**Given request:** Copy from the first line below down to and including the line with "from matplotlib.colors import". Skip the pictures.

**Provided material:**
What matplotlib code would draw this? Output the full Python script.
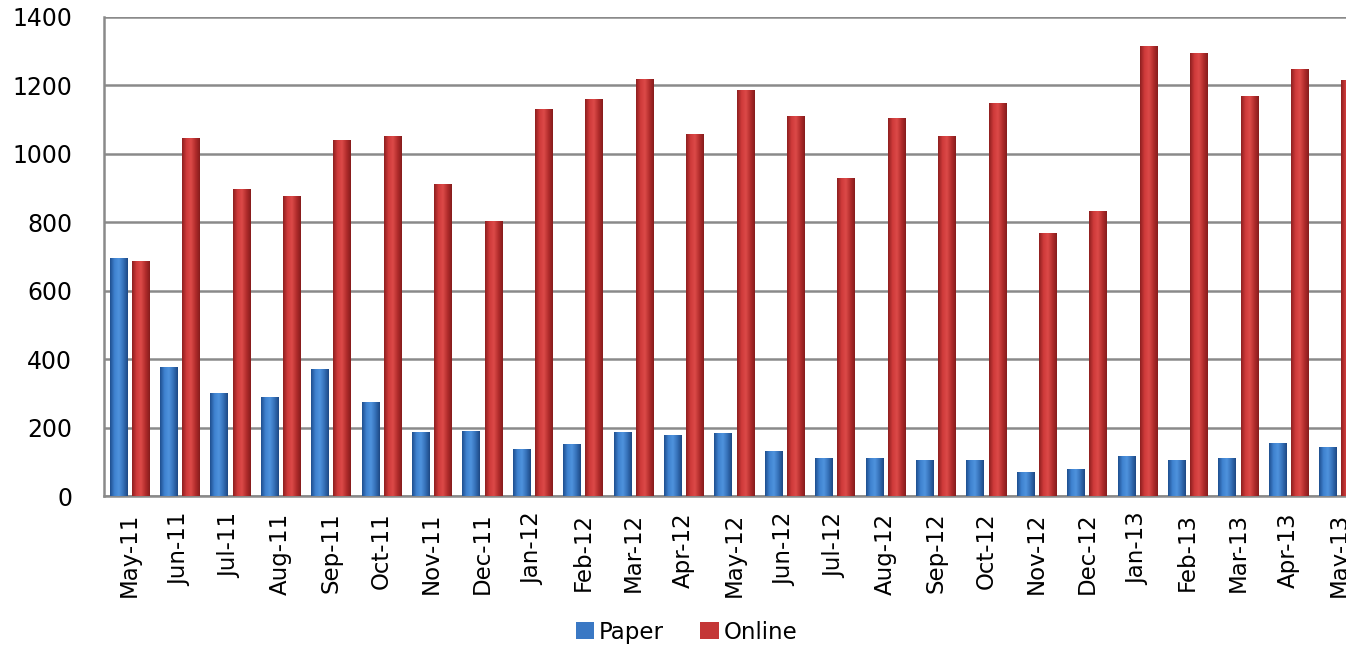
import matplotlib
matplotlib.use("Agg")
import matplotlib.pyplot as plt
import numpy as np
from matplotlib.colors import LinearSegmentedColormap

months = ["May-11", "Jun-11", "Jul-11", "Aug-11", "Sep-11", "Oct-11", "Nov-11", "Dec-11",
          "Jan-12", "Feb-12", "Mar-12", "Apr-12", "May-12", "Jun-12", "Jul-12", "Aug-12",
          "Sep-12", "Oct-12", "Nov-12", "Dec-12", "Jan-13", "Feb-13", "Mar-13", "Apr-13", "May-13"]
paper = [697, 377, 302, 289, 371, 275, 187, 191, 138, 152, 187, 178, 185,
         131, 112, 112, 105, 105, 71, 79, 118, 105, 112, 155, 144]
online = [688, 1047, 897, 877, 1041, 1053, 912, 804, 1132, 1160, 1220, 1058, 1187,
          1111, 929, 1106, 1051, 1150, 769, 834, 1316, 1296, 1170, 1249, 1216]

plt.rcParams['font.family'] = ['DejaVu Sans']

fig = plt.figure(figsize=(13.46, 6.49), dpi=100)
ax = fig.add_axes([104/1346, 1-496/649, 1260/1346, 479/649])

x = np.arange(len(months))
w = 0.34
off = 0.22

blue_cm = LinearSegmentedColormap.from_list("b", ["#1f4f8f", "#3f82d0", "#4f93dd", "#3570b8", "#1d4884"])
red_cm = LinearSegmentedColormap.from_list("r", ["#8e1f1f", "#cf3a3a", "#dc4a48", "#b32d2d", "#861c1c"])

bp = ax.bar(x - off, paper, w, color="#3a78c4", label="Paper", zorder=3, linewidth=0)
bo = ax.bar(x + off, online, w, color="#c43636", label="Online", zorder=3, linewidth=0)

# horizontal shading inside every bar
grad = np.linspace(0, 1, 64).reshape(1, -1)
for bars, cm in ((bp, blue_cm), (bo, red_cm)):
    for p in bars:
        x0, y0 = p.get_x(), p.get_y()
        im = ax.imshow(grad, cmap=cm, aspect="auto", zorder=4,
                       extent=[x0, x0 + p.get_width(), y0, y0 + p.get_height()])
        im.set_clip_path(p)

ax.set_xlim(-0.5, len(months) - 0.5)
ax.set_ylim(0, 1400)
ax.set_yticks(np.arange(0, 1401, 200))
ax.set_xticks(x)
ax.set_xticklabels(months, rotation=90, fontsize=16.5)
ax.tick_params(axis='y', labelsize=17, length=0, pad=23)
ax.tick_params(axis='x', length=0, pad=12)
ax.grid(axis='y', color="#8a8a8a", linewidth=1.8, zorder=0)
for s in ("top", "right"):
    ax.spines[s].set_visible(False)
for s in ("left", "bottom"):
    ax.spines[s].set_color("#8a8a8a")
    ax.spines[s].set_linewidth(1.8)

fig.legend(handles=[bp, bo], labels=["Paper", "Online"], loc="center",
           bbox_to_anchor=(0.51, 0.026), ncol=2, frameon=False, fontsize=16.5,
           handlelength=0.8, handleheight=0.8, handletextpad=0.2, columnspacing=1.6)

fig.savefig("out.png", dpi=100)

**Exercise answer:**
What matplotlib code would draw this? Output the full Python script.
import matplotlib
matplotlib.use("Agg")
import matplotlib.pyplot as plt
import numpy as np
from matplotlib.colors import LinearSegmentedColormap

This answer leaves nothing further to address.